PROVIDED DATA
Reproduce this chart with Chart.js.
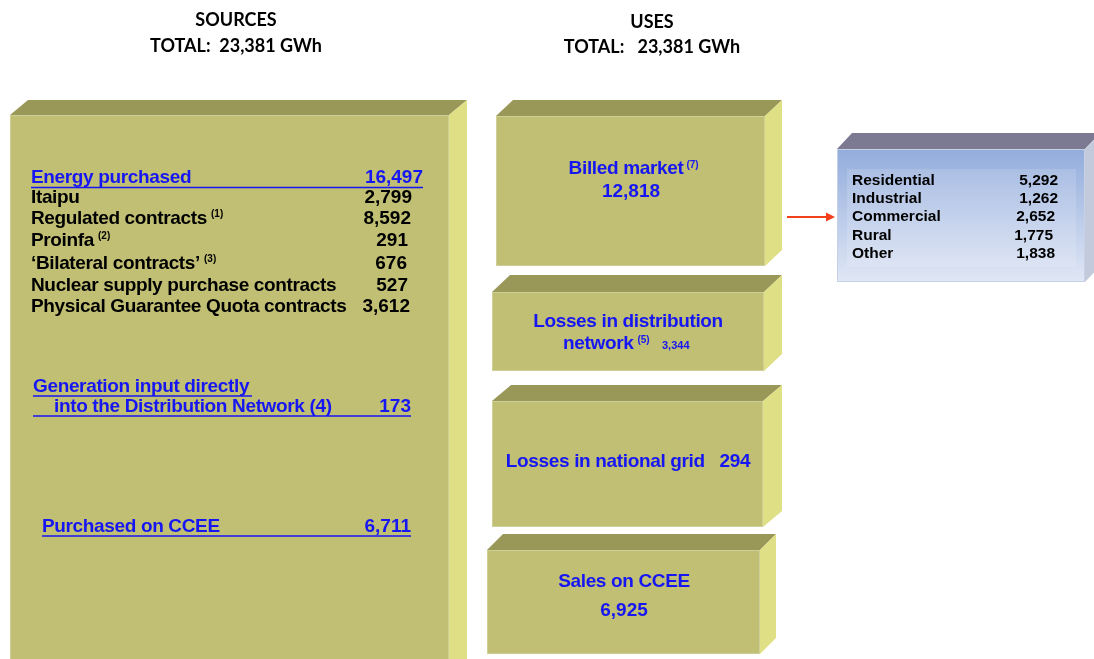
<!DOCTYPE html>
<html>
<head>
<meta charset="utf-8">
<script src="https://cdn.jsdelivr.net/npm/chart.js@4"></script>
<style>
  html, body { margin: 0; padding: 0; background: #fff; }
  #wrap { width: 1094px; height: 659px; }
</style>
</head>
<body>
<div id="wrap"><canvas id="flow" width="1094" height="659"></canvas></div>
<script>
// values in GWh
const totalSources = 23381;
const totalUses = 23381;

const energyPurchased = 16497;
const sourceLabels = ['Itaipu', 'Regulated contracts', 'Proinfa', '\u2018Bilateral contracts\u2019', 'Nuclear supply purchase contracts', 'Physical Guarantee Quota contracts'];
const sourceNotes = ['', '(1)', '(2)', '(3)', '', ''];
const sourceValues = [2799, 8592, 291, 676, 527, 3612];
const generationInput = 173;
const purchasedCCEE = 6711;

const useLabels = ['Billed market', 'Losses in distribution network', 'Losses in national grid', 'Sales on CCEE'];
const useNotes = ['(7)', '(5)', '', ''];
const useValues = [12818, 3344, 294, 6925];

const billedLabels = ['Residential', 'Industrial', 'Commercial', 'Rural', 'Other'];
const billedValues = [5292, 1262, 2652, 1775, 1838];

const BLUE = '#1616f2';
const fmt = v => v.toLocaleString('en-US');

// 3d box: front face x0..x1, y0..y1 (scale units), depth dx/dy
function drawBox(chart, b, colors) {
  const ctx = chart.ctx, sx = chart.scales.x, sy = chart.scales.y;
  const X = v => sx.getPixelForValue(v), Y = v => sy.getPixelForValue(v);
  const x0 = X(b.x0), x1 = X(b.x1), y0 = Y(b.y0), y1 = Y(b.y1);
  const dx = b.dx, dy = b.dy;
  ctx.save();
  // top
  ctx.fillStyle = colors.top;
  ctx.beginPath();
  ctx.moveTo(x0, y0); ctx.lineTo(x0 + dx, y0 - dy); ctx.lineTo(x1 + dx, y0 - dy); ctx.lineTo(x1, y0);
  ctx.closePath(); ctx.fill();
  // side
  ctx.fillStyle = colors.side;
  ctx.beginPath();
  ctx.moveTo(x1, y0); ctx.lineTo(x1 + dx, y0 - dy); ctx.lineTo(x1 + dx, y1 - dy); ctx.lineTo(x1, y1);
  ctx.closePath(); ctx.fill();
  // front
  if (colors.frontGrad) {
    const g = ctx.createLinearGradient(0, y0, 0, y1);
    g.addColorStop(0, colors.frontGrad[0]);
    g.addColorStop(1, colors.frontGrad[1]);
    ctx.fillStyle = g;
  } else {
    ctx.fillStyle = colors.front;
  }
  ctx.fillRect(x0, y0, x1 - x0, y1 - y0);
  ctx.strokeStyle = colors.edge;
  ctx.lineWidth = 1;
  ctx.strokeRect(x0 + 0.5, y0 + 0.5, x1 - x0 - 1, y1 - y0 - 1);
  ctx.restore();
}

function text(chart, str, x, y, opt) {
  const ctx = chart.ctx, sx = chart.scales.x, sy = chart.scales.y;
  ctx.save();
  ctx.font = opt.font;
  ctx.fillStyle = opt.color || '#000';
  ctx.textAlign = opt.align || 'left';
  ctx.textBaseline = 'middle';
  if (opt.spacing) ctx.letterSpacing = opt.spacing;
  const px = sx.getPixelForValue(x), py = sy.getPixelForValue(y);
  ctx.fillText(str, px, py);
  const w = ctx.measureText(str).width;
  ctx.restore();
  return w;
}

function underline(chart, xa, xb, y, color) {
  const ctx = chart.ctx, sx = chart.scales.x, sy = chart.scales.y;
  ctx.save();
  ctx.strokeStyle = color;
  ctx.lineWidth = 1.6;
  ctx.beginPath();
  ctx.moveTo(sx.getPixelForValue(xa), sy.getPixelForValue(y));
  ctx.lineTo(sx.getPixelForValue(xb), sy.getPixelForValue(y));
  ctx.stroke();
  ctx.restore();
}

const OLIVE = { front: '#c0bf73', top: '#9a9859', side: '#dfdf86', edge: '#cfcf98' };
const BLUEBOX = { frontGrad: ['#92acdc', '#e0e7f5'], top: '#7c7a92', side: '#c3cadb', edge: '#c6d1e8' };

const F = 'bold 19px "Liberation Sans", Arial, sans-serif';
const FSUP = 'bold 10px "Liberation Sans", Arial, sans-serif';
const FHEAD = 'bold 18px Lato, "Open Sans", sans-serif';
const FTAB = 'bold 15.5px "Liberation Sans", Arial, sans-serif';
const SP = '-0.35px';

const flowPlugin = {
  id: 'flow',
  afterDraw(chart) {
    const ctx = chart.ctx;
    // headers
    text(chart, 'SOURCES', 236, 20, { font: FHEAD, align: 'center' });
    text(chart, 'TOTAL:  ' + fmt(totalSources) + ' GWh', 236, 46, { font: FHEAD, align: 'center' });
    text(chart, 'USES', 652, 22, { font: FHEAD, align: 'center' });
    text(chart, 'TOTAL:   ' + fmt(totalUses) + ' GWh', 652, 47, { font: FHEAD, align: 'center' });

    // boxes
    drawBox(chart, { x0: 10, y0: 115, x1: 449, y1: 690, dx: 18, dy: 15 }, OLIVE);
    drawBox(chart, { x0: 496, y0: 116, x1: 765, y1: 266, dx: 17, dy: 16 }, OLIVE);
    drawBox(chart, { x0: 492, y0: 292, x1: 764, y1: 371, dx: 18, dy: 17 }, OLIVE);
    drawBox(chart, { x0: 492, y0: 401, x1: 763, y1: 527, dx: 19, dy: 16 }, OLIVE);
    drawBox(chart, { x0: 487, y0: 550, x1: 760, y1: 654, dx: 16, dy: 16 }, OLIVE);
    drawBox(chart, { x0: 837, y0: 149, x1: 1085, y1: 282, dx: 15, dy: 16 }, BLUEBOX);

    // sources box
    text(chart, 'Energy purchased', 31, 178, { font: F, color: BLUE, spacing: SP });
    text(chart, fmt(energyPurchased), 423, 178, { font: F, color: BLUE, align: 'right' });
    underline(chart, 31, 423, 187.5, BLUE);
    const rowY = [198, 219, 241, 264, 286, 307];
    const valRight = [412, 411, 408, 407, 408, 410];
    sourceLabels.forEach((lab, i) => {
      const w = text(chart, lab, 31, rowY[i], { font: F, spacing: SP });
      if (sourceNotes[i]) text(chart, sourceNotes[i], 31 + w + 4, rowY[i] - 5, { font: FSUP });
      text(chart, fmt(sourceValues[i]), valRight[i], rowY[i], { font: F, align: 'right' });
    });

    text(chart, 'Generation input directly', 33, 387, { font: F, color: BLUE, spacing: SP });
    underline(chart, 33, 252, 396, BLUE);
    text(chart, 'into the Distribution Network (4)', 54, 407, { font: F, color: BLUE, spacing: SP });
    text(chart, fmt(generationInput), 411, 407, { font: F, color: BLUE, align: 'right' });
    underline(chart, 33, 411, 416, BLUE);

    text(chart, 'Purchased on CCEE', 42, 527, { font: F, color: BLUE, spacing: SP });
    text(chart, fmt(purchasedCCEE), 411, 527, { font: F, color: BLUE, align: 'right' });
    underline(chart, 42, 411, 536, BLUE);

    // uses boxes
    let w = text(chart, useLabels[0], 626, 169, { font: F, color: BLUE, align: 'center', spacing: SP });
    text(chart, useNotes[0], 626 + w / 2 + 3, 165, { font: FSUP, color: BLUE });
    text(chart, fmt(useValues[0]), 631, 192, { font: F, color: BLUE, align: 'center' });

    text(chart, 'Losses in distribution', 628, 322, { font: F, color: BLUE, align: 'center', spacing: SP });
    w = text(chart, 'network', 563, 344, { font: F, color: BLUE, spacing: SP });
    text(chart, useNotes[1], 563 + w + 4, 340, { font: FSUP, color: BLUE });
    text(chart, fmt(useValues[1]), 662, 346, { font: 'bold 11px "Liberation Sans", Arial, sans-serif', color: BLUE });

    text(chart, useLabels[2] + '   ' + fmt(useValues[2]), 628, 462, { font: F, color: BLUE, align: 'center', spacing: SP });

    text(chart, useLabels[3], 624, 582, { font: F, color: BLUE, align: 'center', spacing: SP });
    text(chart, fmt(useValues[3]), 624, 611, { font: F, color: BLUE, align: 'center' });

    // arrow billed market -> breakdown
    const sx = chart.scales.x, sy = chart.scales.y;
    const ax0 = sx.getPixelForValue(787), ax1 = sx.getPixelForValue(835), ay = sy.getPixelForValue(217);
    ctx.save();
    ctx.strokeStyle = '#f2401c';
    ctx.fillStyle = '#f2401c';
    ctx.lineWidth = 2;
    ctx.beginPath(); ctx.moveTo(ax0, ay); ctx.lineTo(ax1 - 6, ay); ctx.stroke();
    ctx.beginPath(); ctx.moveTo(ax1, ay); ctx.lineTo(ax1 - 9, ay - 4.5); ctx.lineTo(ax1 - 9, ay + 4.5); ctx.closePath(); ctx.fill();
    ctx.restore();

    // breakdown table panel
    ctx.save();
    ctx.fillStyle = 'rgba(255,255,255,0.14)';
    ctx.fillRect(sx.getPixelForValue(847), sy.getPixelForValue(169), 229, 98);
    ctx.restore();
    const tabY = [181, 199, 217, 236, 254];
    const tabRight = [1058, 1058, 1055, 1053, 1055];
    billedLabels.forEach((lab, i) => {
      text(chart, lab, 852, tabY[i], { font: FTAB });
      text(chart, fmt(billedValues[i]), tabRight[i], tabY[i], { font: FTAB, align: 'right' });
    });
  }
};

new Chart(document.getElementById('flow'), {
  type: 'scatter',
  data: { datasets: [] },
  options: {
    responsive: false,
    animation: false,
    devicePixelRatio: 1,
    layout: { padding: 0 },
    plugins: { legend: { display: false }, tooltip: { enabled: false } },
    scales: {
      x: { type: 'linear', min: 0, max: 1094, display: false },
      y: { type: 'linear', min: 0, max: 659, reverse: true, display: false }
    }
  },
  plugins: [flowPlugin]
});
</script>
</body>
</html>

==

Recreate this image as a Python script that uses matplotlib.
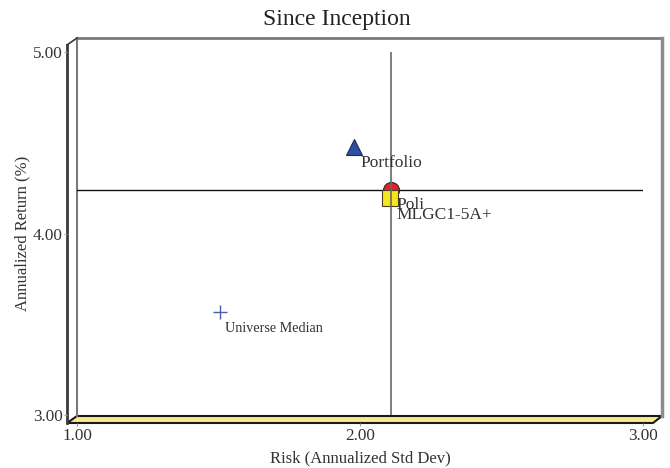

WHAT THE EXERCISE ASKS
Reproduce nothing but the lines from the one with "Reproduce this chart with Chart.js." to the one with "const totalUses = 23381;", both lines included, and keep every picture out of the copy.

THE SOLUTION
Reproduce this chart with Chart.js.
<!DOCTYPE html>
<html>
<head>
<meta charset="utf-8">
<script src="https://cdn.jsdelivr.net/npm/chart.js@4"></script>
<style>
  html, body { margin: 0; padding: 0; background: #fff; }
  #wrap { width: 1094px; height: 659px; }
</style>
</head>
<body>
<div id="wrap"><canvas id="flow" width="1094" height="659"></canvas></div>
<script>
// values in GWh
const totalSources = 23381;
const totalUses = 23381;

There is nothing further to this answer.